Cet effort de définition est aussi associé à l’image du « leader », sur lequel il a beaucoup écrit[3] et dont la mission est concentrée sur l’engagement et l’idée de responsabilité collective. Il s’interroge sur la dimension juive du leader et suggère plusieurs principes, sur lesquels nous allons revenir de façon non exhaustive.
Selon lui, la prise de responsabilité fait le leader. Pour illustrer cette idée, il oppose le début de Béréshit, la Genèse, et de Chémot, l’Exode. Au début du premier livre de la Tora, Adam rejette la faute sur Ève qui désigne à son tour le serpent. Caïn, quant à lui, dit : « Suis-je le gardien de mon frère ? » Autant d’échecs dans la reconnaissance de leur culpabilité. Àl’inverse, dans Chémot, Moïse intervient. Il est l’exemple même de celui qui dit : « lorsque je vois une situation problématique et que personne n’agit, je le fais ». Pour Jonathan Sacks, trois idées fondent le leadership au cœur du judaïsme : la liberté, la responsabilité et l’action collective susceptible de pouvoir changer le monde.

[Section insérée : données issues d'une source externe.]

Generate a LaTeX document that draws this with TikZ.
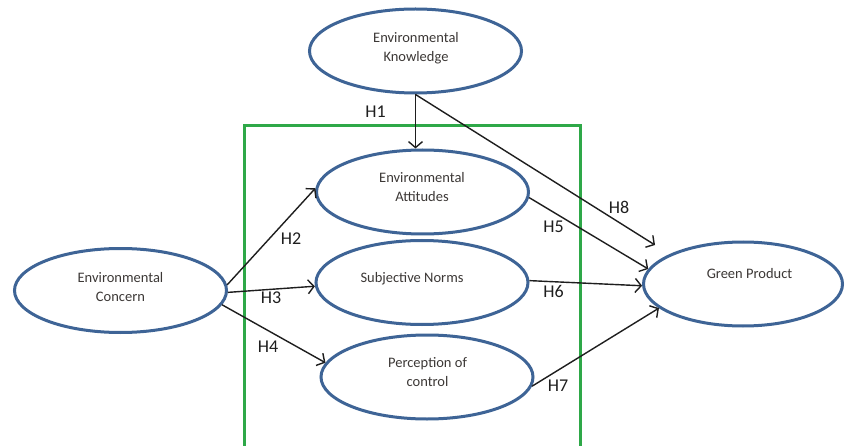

Il explique aussi qu’un leader possède une vision qu’il parvient à communiquer aux autres, à l’instar de Moïse quelques jours avant sa mort. Ce dernier réunit le peuple, rappelle la Loi et instaure des principes pour qu’Israël n’oublie jamais sa mission.
Sacks souligne enfin la dimension collective du leader en rappelant que trois modèles d’autorité apparaissent à l’ère biblique, chacun avec sa spécificité : le roi, le prêtre et le prophète. Il s’agit là d’une critique en creux de toute forme d’autoritarisme et de personnification du pouvoir.

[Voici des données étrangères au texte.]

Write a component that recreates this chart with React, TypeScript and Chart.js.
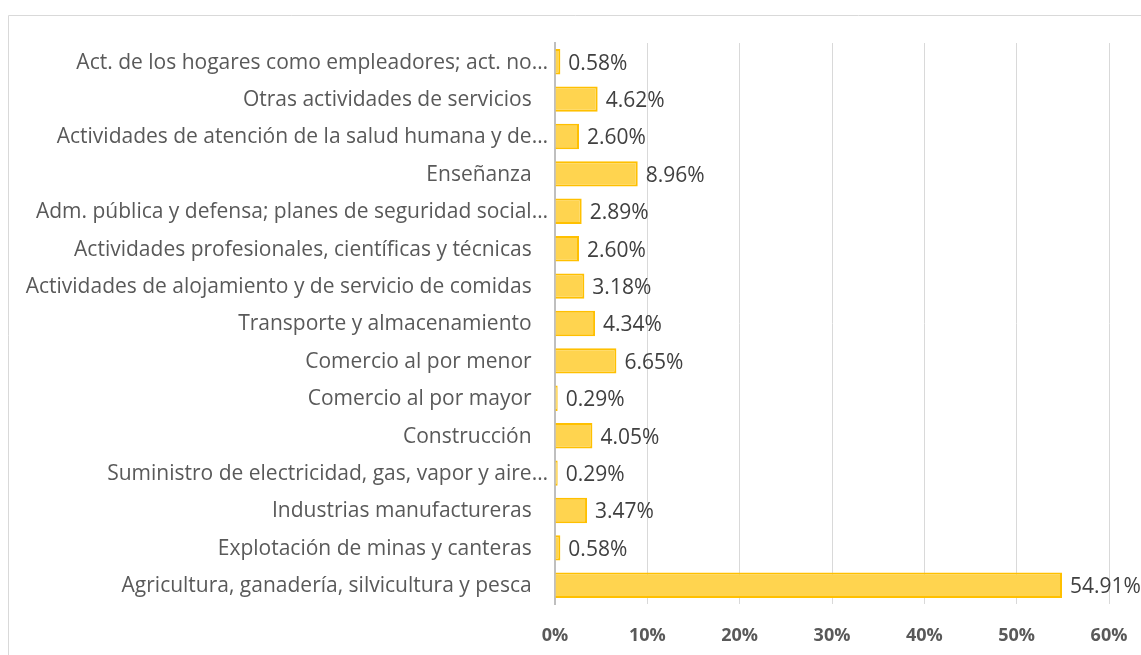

Sa conception du leader, construite dans un aller-retour constant entre pensée juive et cultures philosophiques et politiques occidentales, constitue donc une réponse aux défis de notre temps. En cela, le rabbin Jonathan Sacks contribue au parachèvement du monde. À travers la richesse et la diversité de ses enseignements, il nous invite à l’action pour établir une société plus juste.
[1] Sacks, Jonathan, From Optimism to Hope : A collection of BBC Thoughts for the Day, Bloomsbury Editions, 2004, p.132.
[2] Une série d’entretiens du rav Sacks avec des personnalités influentes et intitulée « Morality in the 21st Century » a été produite en podcast par la radio britannique BBC. Voir : https://www.bbc.co.uk/programm...
[3] Pour approfondir ce sujet, voir Lessons in Leadership, A Weekly Reading of the Jewish Bible, Orthodox Union and Maggid Press, 2015.